Por: Vicente Loureiro*

Conceder os cuidados sem perder o zelo

Ilustração do projeto vencedor, do Consórcio Rio + Verde, para revitalização do Jardim de Alah e concessão de uso comercial. | Foto: Consórcio Rio + Verde/Reprodução

"A praça é do povo como o céu é do Condor" virou um verso clichê devido a incontáveis citações, desde quando, nos finais do século XIX, foi cunhado pelo poeta Castro Alves. Recorro a ele para, sem receio de ser repetitivo, tentar responder a pergunta: podem as praças, parques e jardins, enquanto logradouros públicos e bens de uso comum do povo, serem concedidos a iniciativa privada ou ao terceiro setor sem comprometer sua essência de lugar de usufruto livre e desimpedido dos desejos da população, seja o de nele estar, por ele passar ou mesmo nele manifestar-se sem restrições?

Há mais ou menos meio século, o país vem passando por importantes mudanças políticas, econômicas e sociais, empurrando o poder público a buscar soluções inovadoras para dar conta de suas obrigações e deveres. Socorrendo-se de institutos jurídicos capazes de ampliar o exercício e alcance de suas competências e atribuições, sem abrir mão, contudo, das responsabilidades legais na garantia do que preconiza a Constituição em relação aos bens sobre sua guarda ou tutela. Desse modo, concessões, PPP's, franquias, arrendamentos, etc. passaram a ter novas leis e regulamentações e se tem verificado significativa proliferação delas sobre bens e serviços públicos a cargo da União, dos estados e municípios. Ao que parece, vieram para ficar.

Volta e meia, mais serviços e bens públicos têm sua gestão delegada a iniciativa privada ou agentes do terceiro setor. Com resultados satisfatórios em muitos casos e verdadeiras varadas n'água em outros, demonstrando que meio século não bastou para dar conta de consolidar tais práticas por aqui. Há muito o que fazer em termos de avaliação e monitoramento das práticas implementadas, tendo muito o que aprimorar na regulação e fiscalização dos serviços e bem delegados ou concedidos.

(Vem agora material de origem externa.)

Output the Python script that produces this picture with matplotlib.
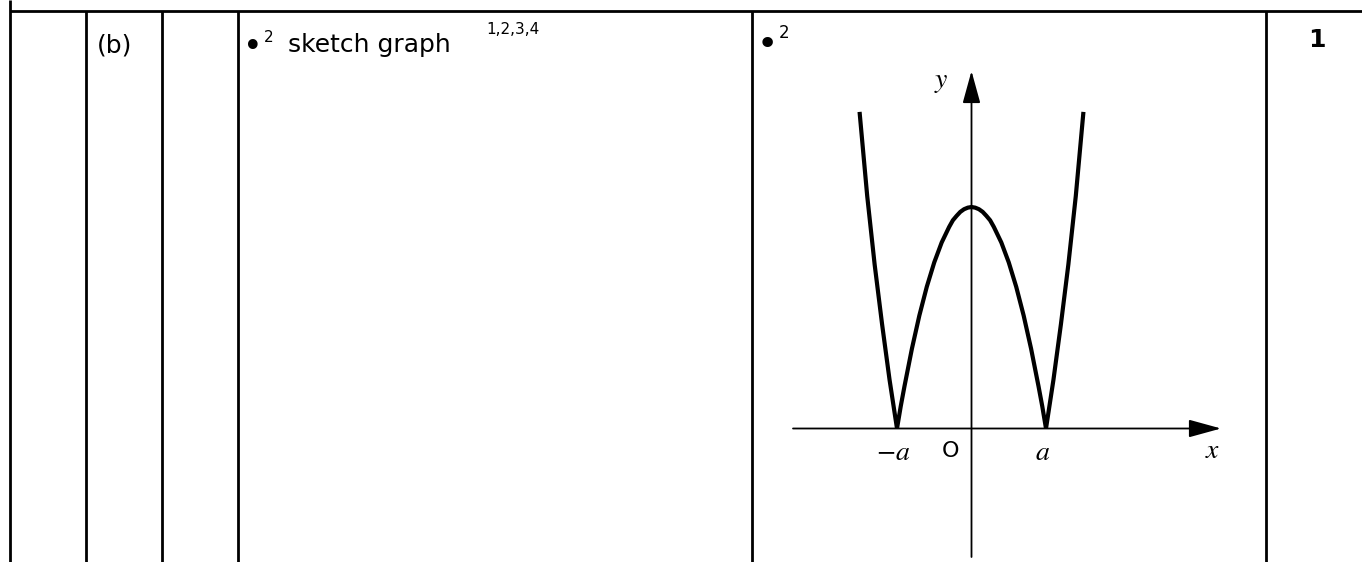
import matplotlib
matplotlib.use("Agg")
import matplotlib.pyplot as plt

plt.rcParams["mathtext.fontset"] = "stix"

# sketch of the graph (x in units of a, y with peak = 1)
curve_x = [-1.50, -1.40, -1.30, -1.20, -1.10, -1.00, -0.95, -0.90, -0.80, -0.70,
           -0.60, -0.50, -0.40, -0.30, -0.25, -0.20, -0.15, -0.10, -0.05, 0.00,
           0.05, 0.10, 0.15, 0.20, 0.25, 0.30, 0.40, 0.50, 0.60, 0.70,
           0.80, 0.90, 0.95, 1.00, 1.10, 1.20, 1.30, 1.40, 1.50]
curve_y = [1.42, 1.05, 0.74, 0.47, 0.22, 0.00, 0.10, 0.19, 0.36, 0.51,
           0.64, 0.75, 0.84, 0.91, 0.94, 0.96, 0.978, 0.99, 0.997, 1.00,
           0.997, 0.99, 0.978, 0.96, 0.94, 0.91, 0.84, 0.75, 0.64, 0.51,
           0.36, 0.19, 0.10, 0.00, 0.22, 0.47, 0.74, 1.05, 1.42]
tick_x = [-1.0, 1.0]
tick_labels = [r"$-a$", r"$a$"]

W, H = 1362, 562
fig = plt.figure(figsize=(W / 100, H / 100), dpi=100)

# table in pixel coordinates
ax = fig.add_axes([0, 0, 1, 1])
ax.set_xlim(0, W)
ax.set_ylim(H, 0)
ax.axis("off")

lw_tab = 2.0
ax.plot([10, 10], [0, H], color="k", lw=lw_tab, solid_capstyle="butt")
ax.plot([10, W], [11, 11], color="k", lw=lw_tab, solid_capstyle="butt")
for xc in [86, 162, 238, 752, 1266]:
    ax.plot([xc, xc], [11, H], color="k", lw=lw_tab, solid_capstyle="butt")

ax.text(115, 52, "(b)", fontsize=18, ha="center", va="baseline")
ax.text(253, 57, "\u2022", fontsize=24, ha="center", va="baseline")
ax.text(264, 42, "2", fontsize=11, ha="left", va="baseline")
ax.text(288, 52, "sketch graph", fontsize=18, ha="left", va="baseline")
ax.text(486, 34, "1,2,3,4", fontsize=11, ha="left", va="baseline")
ax.text(767, 55, "\u2022", fontsize=26, ha="center", va="baseline")
ax.text(779, 38, "2", fontsize=12, ha="left", va="baseline")
ax.text(1317, 47, "1", fontsize=18, fontweight="bold", ha="center", va="baseline")

# graph in data coordinates
ox, ux = 971.5, 74.5
oy, uy = 428.5, 221.5
g = fig.add_axes([0, 0, 1, 1])
g.set_xlim(-ox / ux, (W - ox) / ux)
g.set_ylim(-(H - oy) / uy, oy / uy)
g.axis("off")
g.patch.set_alpha(0)

x0, x1 = (793 - ox) / ux, (1221 - ox) / ux
y0, y1 = (oy - 557) / uy, (oy - 71) / uy
arrow = dict(arrowstyle="-|>,head_length=2.0,head_width=0.55", color="k", lw=1.3,
             shrinkA=0, shrinkB=0, mutation_scale=10)
g.annotate("", xy=(x1, 0), xytext=(x0, 0), arrowprops=arrow)
g.annotate("", xy=(0, y1), xytext=(0, y0), arrowprops=arrow)

g.plot(curve_x, curve_y, color="k", lw=3.0, solid_joinstyle="miter")

for xv, lab in zip(tick_x, tick_labels):
    g.text(xv - 0.05, -32 / uy, lab, ha="center", va="baseline", fontsize=20)
g.text(-21 / ux, -28.5 / uy, "O", fontsize=16, ha="center", va="baseline")
g.text((1213 - ox) / ux, -30 / uy, r"$x$", ha="center", va="baseline", fontsize=20)
g.text((941 - ox) / ux, (oy - 87) / uy, r"$y$", ha="center", va="baseline", fontsize=20)

fig.savefig("out.png", dpi=100)
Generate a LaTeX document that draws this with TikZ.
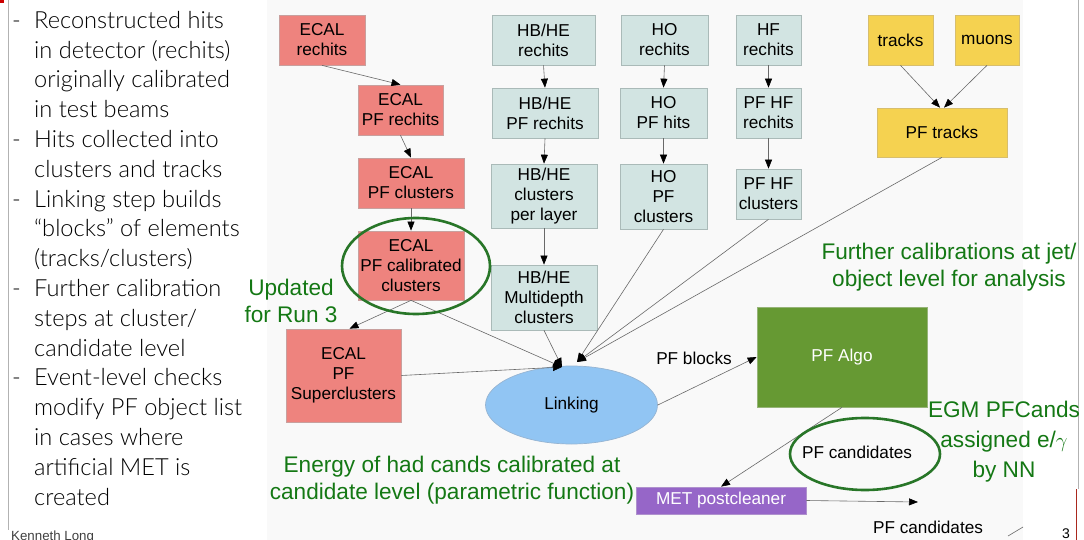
\documentclass[tikz,border=0pt]{standalone}
\usepackage{fontspec}
\setmainfont{Liberation Sans}
\newfontfamily\lightfont{Lato Light}
\usetikzlibrary{arrows.meta,shapes.geometric}

\definecolor{ecalc}{RGB}{238,131,126}
\definecolor{ecalb}{RGB}{200,160,158}
\definecolor{hcalc}{RGB}{210,228,226}
\definecolor{hcalb}{RGB}{170,186,184}
\definecolor{trkc}{RGB}{245,210,80}
\definecolor{trkb}{RGB}{215,190,110}
\definecolor{algoc}{RGB}{102,153,51}
\definecolor{algob}{RGB}{150,180,120}
\definecolor{linkc}{RGB}{145,197,243}
\definecolor{linkb}{RGB}{150,180,210}
\definecolor{metc}{RGB}{150,102,200}
\definecolor{metb}{RGB}{175,145,205}
\definecolor{notec}{RGB}{20,120,20}
\definecolor{ringc}{RGB}{40,118,40}
\definecolor{linec}{RGB}{105,105,105}
\definecolor{panelc}{RGB}{249,249,249}

\begin{document}
\begin{tikzpicture}[x=1pt,y=-1pt,
  boxtext/.style={font=\fontsize{17.2}{20}\selectfont, align=center, inner sep=0pt},
  ecal/.style={boxtext, rectangle, fill=ecalc, draw=ecalb, line width=0.7pt},
  hcal/.style={boxtext, rectangle, fill=hcalc, draw=hcalb, line width=0.7pt},
  trk/.style={boxtext, rectangle, fill=trkc, draw=trkb, line width=0.7pt},
  conn/.style={draw=linec, line width=0.6pt},
  arr/.style={conn, -{Triangle[length=9pt,width=7pt,color=black]}},
  note/.style={font=\fontsize{22.6}{27}\selectfont, text=notec, align=center, inner sep=0pt},
  ring/.style={draw=ringc, line width=2.6pt, ellipse, inner sep=0pt},
  bullet/.style={font=\lightfont\fontsize{23.6}{29.8}\selectfont, anchor=base west, inner sep=0pt}
]
\useasboundingbox (0,0) rectangle (1084,540);
\fill[white] (0,0) rectangle (1084,540);
\fill[panelc] (267,0) rectangle (1023,540);

% page edges
\draw[draw=gray!60, line width=0.8pt] (8,0) -- (8,530);
\draw[draw=gray!60, line width=0.8pt] (1078.5,0) -- (1078.5,489);
\draw[draw={rgb,255:red,170;green,40;blue,30}, line width=1.6pt] (1076.5,489) -- (1076.5,540);
\fill[red!80!black] (0,0) rectangle (4,3);

% bullet list
\foreach \t [count=\i] in {
  {\makebox[22pt][l]{-}Reconstructed hits},
  {\hspace*{22pt}in detector (rechits)},
  {\hspace*{22pt}originally calibrated},
  {\hspace*{22pt}in test beams},
  {\makebox[22pt][l]{-}Hits collected into},
  {\hspace*{22pt}clusters and tracks},
  {\makebox[22pt][l]{-}Linking step builds},
  {\hspace*{22pt}“blocks” of elements},
  {\hspace*{22pt}(tracks/clusters)},
  {\makebox[22pt][l]{-}Further calibration},
  {\hspace*{22pt}steps at cluster/},
  {\hspace*{22pt}candidate level},
  {\makebox[22pt][l]{-}Event-level checks},
  {\hspace*{22pt}modify PF object list},
  {\hspace*{22pt}in cases where},
  {\hspace*{22pt}artificial MET is},
  {\hspace*{22pt}created}}
  \node[bullet] (item\i) at (12, 28.3+29.8*\i-29.8) {\t};

\node[font=\fontsize{13.3}{15}\selectfont, anchor=base west, inner sep=0pt, text=black!75] (author) at (11,540) {Kenneth Long};
\node[font=\fontsize{14}{16}\selectfont, anchor=base, inner sep=0pt] (pageno) at (1066,538) {3};

% ECAL chain
\node[ecal, minimum width=86pt, minimum height=50pt] (ecalrh) at (322,40) {ECAL\\rechits};
\node[ecal, minimum width=85pt, minimum height=50pt] (ecalpfrh) at (400.5,110) {ECAL\\PF rechits};
\node[ecal, minimum width=106pt, minimum height=50pt] (ecalpfcl) at (411,183) {ECAL\\PF clusters};
\node[ecal, minimum width=106pt, minimum height=69pt] (ecalcal) at (411,265.5) {ECAL\\PF calibrated\\clusters};
\node[ecal, minimum width=115pt, minimum height=93pt] (ecalsc) at (343.5,375.5) {ECAL\\PF\\Superclusters};

% HB/HE chain
\node[hcal, minimum width=103pt, minimum height=50pt] (hbrh) at (543.5,40) {HB/HE\\rechits};
\node[hcal, minimum width=106pt, minimum height=50pt] (hbpfrh) at (545,113) {HB/HE\\PF rechits};
\node[hcal, minimum width=106pt, minimum height=64pt] (hbcl) at (544,196) {HB/HE\\clusters\\per layer};
\node[hcal, minimum width=106pt, minimum height=65pt] (hbmd) at (544,297.5) {HB/HE\\Multidepth\\clusters};

% HO chain
\node[hcal, minimum width=87pt, minimum height=50pt] (horh) at (664.5,40) {HO\\rechits};
\node[hcal, minimum width=87pt, minimum height=50pt] (hopf) at (663.5,113) {HO\\PF hits};
\node[hcal, minimum width=87pt, minimum height=65pt] (hocl) at (663.5,196.5) {HO\\PF\\clusters};

% HF chain
\node[hcal, minimum width=65pt, minimum height=50pt] (hfrh) at (768.5,40) {HF\\rechits};
\node[hcal, minimum width=65pt, minimum height=50pt] (hfpfrh) at (768.5,113) {PF HF\\rechits};
\node[hcal, minimum width=65pt, minimum height=50pt] (hfcl) at (768.5,194) {PF HF\\clusters};

% tracking
\node[trk, minimum width=65pt, minimum height=50pt] (tracks) at (900.5,40) {tracks};
\node[trk, minimum width=64pt, minimum height=50pt] (muons) at (987,40) {muons};
\node[trk, minimum width=130pt, minimum height=49pt] (pftrk) at (942,132.5) {PF tracks};

% linking, algorithm, cleaning
\node[boxtext, ellipse, fill=linkc, draw=linkb, line width=0.7pt, minimum width=172pt, minimum height=78pt] (linking) at (571.5,405) {Linking};
\node[boxtext, rectangle, fill=algoc, draw=algob, line width=0.7pt, text=white, minimum width=170pt, minimum height=100pt] (pfalgo) at (842,357) {PF Algo};
\node[boxtext, rectangle, fill=metc, draw=metb, line width=0.7pt, text=white, minimum width=170pt, minimum height=27pt] (met) at (721,500.5) {MET postcleaner};

\coordinate (tipA) at (562,367);
\coordinate (tipB) at (577,362);
\coordinate (pfout) at (918,502);

% connectors
\draw[arr] (ecalrh.south) -- (ecalpfrh.north);
\draw[arr] (ecalpfrh.south) -- (ecalpfcl.north);
\draw[arr] (ecalpfcl.south) -- (ecalcal.north);
\draw[arr] (ecalcal.south) -- ([xshift=6pt]ecalsc.north);
\draw[arr] (hbrh.south) -- (hbpfrh.north);
\draw[arr] (hbpfrh.south) -- (hbcl.north);
\draw[arr] (hbcl.south) -- (hbmd.north);
\draw[arr] (horh.south) -- (hopf.north);
\draw[arr] (hopf.south) -- (hocl.north);
\draw[arr] (hfrh.south) -- (hfpfrh.north);
\draw[arr] (hfpfrh.south) -- (hfcl.north);
\draw[arr] (tracks.south) -- ([xshift=-2pt]pftrk.north);
\draw[arr] (muons.south) -- ([xshift=2pt]pftrk.north);

\draw[arr] (ecalcal.south) -- (tipA);
\draw[arr] (ecalsc.east) -- (tipA);
\draw[arr] (hbmd.south) -- (tipA);
\draw[arr] (hocl.south) -- (tipB);
\draw[arr] (hfcl.south) -- (tipB);
\draw[arr] (pftrk.south) -- (tipB);

\draw[arr] (linking.east) -- (pfalgo.west);
\draw[arr] (pfalgo.south) -- (met.north);
\draw[arr] (met.east) -- (pfout);
\draw[conn] (1008,536) -- (1023,527);

% edge labels
\node[boxtext] (lblocks) at (694,358) {PF blocks};
\node[boxtext] (lcands) at (857,452) {PF candidates};
\node[boxtext] (lcandsout) at (928,527) {PF candidates};

% highlights
\node[ring, minimum width=148pt, minimum height=96pt] (ring1) at (416,266) {};
\node[ring, minimum width=150pt, minimum height=72pt] (ring2) at (865,454) {};

% notes
\node[note] (nrun3) at (291,301) {Updated\\for Run 3};
\node[note] (njet) at (949,267.5) {Further calibrations at jet/\\object level for analysis};
\node[note] (nhad) at (452,480) {Energy of had cands calibrated at\\candidate level (parametric function)};
\node[note, font=\fontsize{22.6}{30}\selectfont] (negm) at (1004,442) {EGM PFCands\\assigned e/$\gamma$\\by NN};
\end{tikzpicture}
\end{document}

Tentando responder objetivamente à pergunta razão deste artigo, diria que não só é possível como, em alguns casos, recomendável que o poder público, nos três níveis de governo, promova concessões e parcerias com a iniciativa privada e o terceiro setor. Seja para prestação de serviços essenciais ou mesmo para a gestão de bens públicos de uso comum do povo, como praças, parques e jardins. Desde, é claro, utilize modelos e contratos que assegurem o acesso universal e permanente em tais logradouros, preferencialmente de modo gratuito.

Há um exemplo recente protagonizado pela prefeitura do Rio que chama atenção pelo ineditismo e alguma ousadia. Trata-se da concessão do Jardim de Alah em fase final de conclusão dos procedimentos administrativos. Uma atitude corajosa e instigante capaz de despertar questionamentos e polêmicas, mas trazendo à tona a necessidade de se discutir em profundidade o modelo de estado desejado e o que de fato se pode implantar.

Cuidar do pleno funcionamento de logradouros não é, entre nós, nenhuma novidade. Rodovias brasileiras convivem com pedágios desde os anos 70 do século passado. Fazer o mesmo com praças, parques e jardins sem cobrar ingresso, mas viabilizando outros meios de captação de recursos, pode não só assegurar adequada manutenção de tais bens como possibilitar uma melhor destinação dos recursos sempre escassos do poder público. O Jardim de Alah pode ficar melhor, mais atraente e bem cuidado sem onerar os cofres da municipalidade. A proposta apresentada nos tira da zona de conforto e o projeto encanta. Só falta agora fazer acontecer.